U.S. President Donald Trump has agreed with Democratic congressional leaders to increase the nation's debt ceiling and extend the federal government's funding through mid-December, a deal that included relief funding for victims of Hurricane Harvey.
The agreement was reached Wednesday at a White House meeting with a bipartisan group of congressional lawmakers.
While conservative Republicans are opposed to linking storm relief to a debt limit bill, Democratic congressional leaders have said they would support tying the aid to a shorter-term debt ceiling increase.
Democratic votes are needed to raise the debt limit in order to avoid default, and Senate Democratic Leader Charles Schumer and House Democratic Leader Nancy Pelosi offered Republican lawmakers and Trump their votes at the meeting.
"We had a very good meeting with Nancy Pelosi and Chuck Schumer," Trump told reporters aboard Air Force One en route to Bismark, North Dakota. "We essentially came to deal, and I think the deal will be very good."
Pelosi and Schumer offered their votes for a package that would provide aid to Hurricane Harvey victims and raise the debt ceiling only through December 15, while Republican leaders supported a debt ceiling increase through the 2018 mid-term elections, aides said.
"In the meeting, the President and Congressional leadership agreed to pass aid for Harvey, an extension of the debt limit, and a continuing resolution until December 15, all together," Schumer and Pelosi said in a joint statement.
Conservative Republicans, such as House Speaker Paul Ryan, are opposed entirely to linking a hurricane relief package to a debt limit bill. Ryan called the proposal a "ridiculous idea" and accused Democrats of "playing politics" with hurricane relief aid by simultaneously pursuing their agenda items.
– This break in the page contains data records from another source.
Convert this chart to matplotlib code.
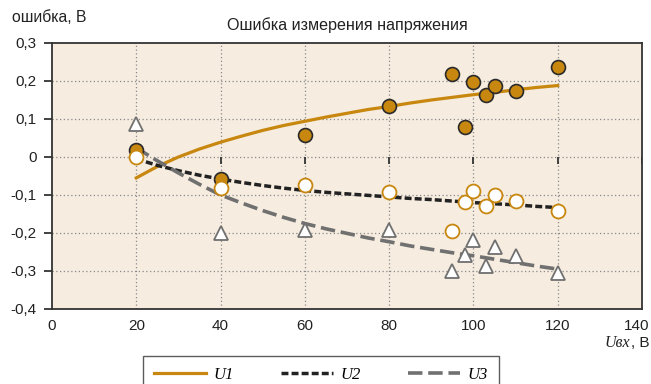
import matplotlib
matplotlib.use("Agg")
import matplotlib.pyplot as plt
from matplotlib.lines import Line2D
from matplotlib.transforms import ScaledTranslation

# measured points
u_meas = [20, 40, 60, 80, 95, 98, 100, 103, 105, 110, 120]
err_u1 = [0.018, -0.058, 0.058, 0.134, 0.218, 0.079, 0.197, 0.163, 0.187, 0.174, 0.237]
err_u2 = [0.0, -0.082, -0.074, -0.092, -0.195, -0.118, -0.089, -0.128, -0.100, -0.115, -0.143]
err_u3 = [0.087, -0.200, -0.192, -0.192, -0.300, -0.258, -0.218, -0.287, -0.237, -0.260, -0.305]

# trend lines
u_fit = [20, 25, 30, 35, 40, 45, 50, 55, 60, 65, 70, 75, 80, 85, 90, 95, 100, 105, 110, 115, 120]
fit_u1 = [-0.055, -0.025, 0.000, 0.021, 0.039, 0.055, 0.070, 0.083, 0.094, 0.105, 0.115,
          0.125, 0.133, 0.142, 0.150, 0.157, 0.164, 0.170, 0.177, 0.183, 0.188]
fit_u2 = [-0.005, -0.022, -0.036, -0.048, -0.058, -0.067, -0.075, -0.082, -0.088, -0.093, -0.097,
          -0.101, -0.105, -0.109, -0.112, -0.116, -0.120, -0.123, -0.126, -0.130, -0.133]
fit_u3 = [0.024, -0.010, -0.042, -0.072, -0.100, -0.121, -0.141, -0.159, -0.175, -0.189, -0.201,
          -0.213, -0.223, -0.234, -0.243, -0.252, -0.260, -0.269, -0.278, -0.287, -0.295]

x_ticks = [0, 20, 40, 60, 80, 100, 120, 140]
y_ticks = [-0.4, -0.3, -0.2, -0.1, 0.0, 0.1, 0.2, 0.3]
y_labels = ['-0,4', '-0,3', '-0,2', '-0,1', '0', '0,1', '0,2', '0,3']
series_names = ['U1', 'U2', 'U3']

GOLD = '#C8870F'
BLACK = '#222222'
GRAY = '#707070'
TXT = '#222222'

plt.rcParams['font.family'] = ['Liberation Sans', 'DejaVu Sans']

fig = plt.figure(figsize=(6.51, 3.84), dpi=100)
ax = fig.add_axes([52 / 651, 1 - 309 / 384, 590 / 651, 266 / 384])
ax.set_facecolor('#F6ECDF')

ax.set_xlim(0, 140)
ax.set_ylim(-0.4, 0.3)
ax.set_xticks(x_ticks)
ax.set_yticks(y_ticks)
ax.set_yticklabels(y_labels)
ax.tick_params(axis='x', length=0, pad=7, labelsize=11, colors=TXT)
ax.tick_params(axis='y', length=6, width=1.2, pad=5, labelsize=11, colors=TXT)
for s in ax.spines.values():
    s.set_color('#333333')
    s.set_linewidth(1.3)

# nudge the last x label inside the figure, as in the original
last = ax.xaxis.get_major_ticks()[-1].label1
last.set_transform(last.get_transform() + ScaledTranslation(-4 / 72, 0, fig.dpi_scale_trans))

# grid (dotted)
for xv in x_ticks[1:-1]:
    ax.axvline(xv, color='#8a8a8a', lw=0.9, ls=(0, (1, 2)), zorder=1)
for yv in y_ticks[1:-1]:
    ax.axhline(yv, color='#8a8a8a', lw=0.9, ls=(0, (1, 2)), zorder=1)
# small marks on the zero line
ax.vlines(x_ticks[1:], -0.018, 0, color='#333333', lw=1.3, zorder=2)

ax.plot(u_fit, fit_u1, color=GOLD, lw=2.3, zorder=3)
ax.plot(u_fit, fit_u2, color=BLACK, lw=2.5, dashes=(2, 0.9), zorder=3)
ax.plot(u_fit, fit_u3, color=GRAY, lw=2.6, dashes=(4, 1.6), zorder=3)

ax.plot(u_meas, err_u1, 'o', ms=10, mfc=GOLD, mec='#2a2a2a', mew=1.2, zorder=4)
ax.plot(u_meas, err_u2, 'o', ms=10, mfc='white', mec=GOLD, mew=1.3, zorder=4)
ax.plot(u_meas, err_u3, '^', ms=10, mfc='white', mec=GRAY, mew=1.3, zorder=4)

fig.text(12 / 651, 1 - 17 / 384, 'ошибка, В', fontsize=11.3, va='center', ha='left', color=TXT)
fig.text(347 / 651, 1 - 25 / 384, 'Ошибка измерения напряжения', fontsize=11.6,
         va='center', ha='center', color=TXT)

# x axis label: italic serif symbol + unit
yb = 1 - 347 / 384
t1 = fig.text(605 / 651, yb, 'Uвх', fontsize=11.5, family='Liberation Serif',
              style='italic', va='baseline', ha='left', color=TXT)
ax.annotate(', В', xy=(1, yb), xycoords=(t1, 'figure fraction'), fontsize=11,
            va='baseline', ha='left', color=TXT, annotation_clip=False)

handles = [
    Line2D([], [], color=GOLD, lw=2.3),
    Line2D([], [], color=BLACK, lw=2.5, dashes=(2, 0.9)),
    Line2D([], [], color=GRAY, lw=2.6, dashes=(4, 1.6)),
]
leg = fig.legend(handles, series_names, loc='upper left', bbox_to_anchor=(143 / 651, 1 - 356 / 384),
                 ncol=3, frameon=True, fancybox=False, handlelength=3.1, handletextpad=0.5,
                 columnspacing=2.8, borderpad=0.65, borderaxespad=0,
                 prop=dict(family='Liberation Serif', style='italic', size=12))
leg.get_frame().set_edgecolor('#333333')
leg.get_frame().set_linewidth(1.0)

fig.savefig('out.png', dpi=100)
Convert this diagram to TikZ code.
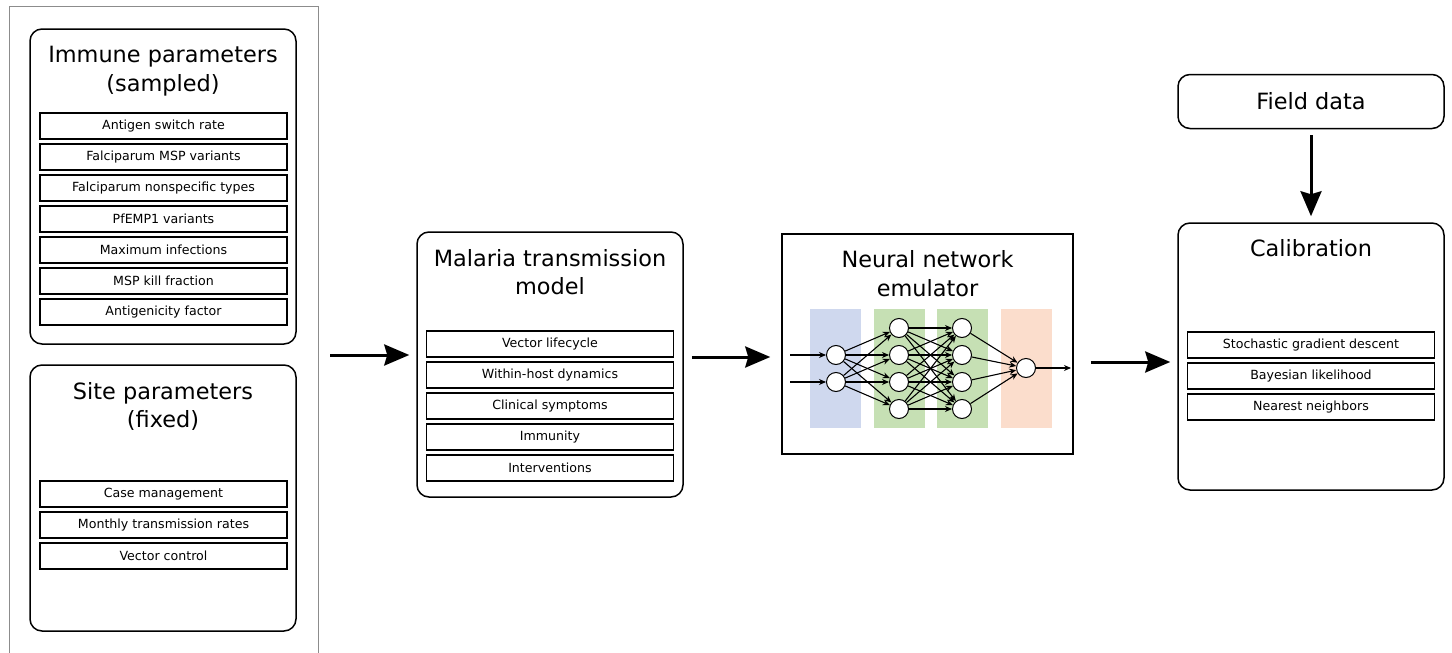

The House of Representatives approved nearly $8 billion of initial emergency relief funds Wednesday for victims of Hurricane Harvey, a deadly storm that ravaged Houston, Texas, and other areas of the Gulf Coast region last week.
The House-passed bill would provide $7.4 billion for the Federal Emergency Management Agency and $450,000 for the Small Business Administration.
The measure now goes to the Senate and, if approved, could be sent to the White House for the president to sign into law by the end of this week.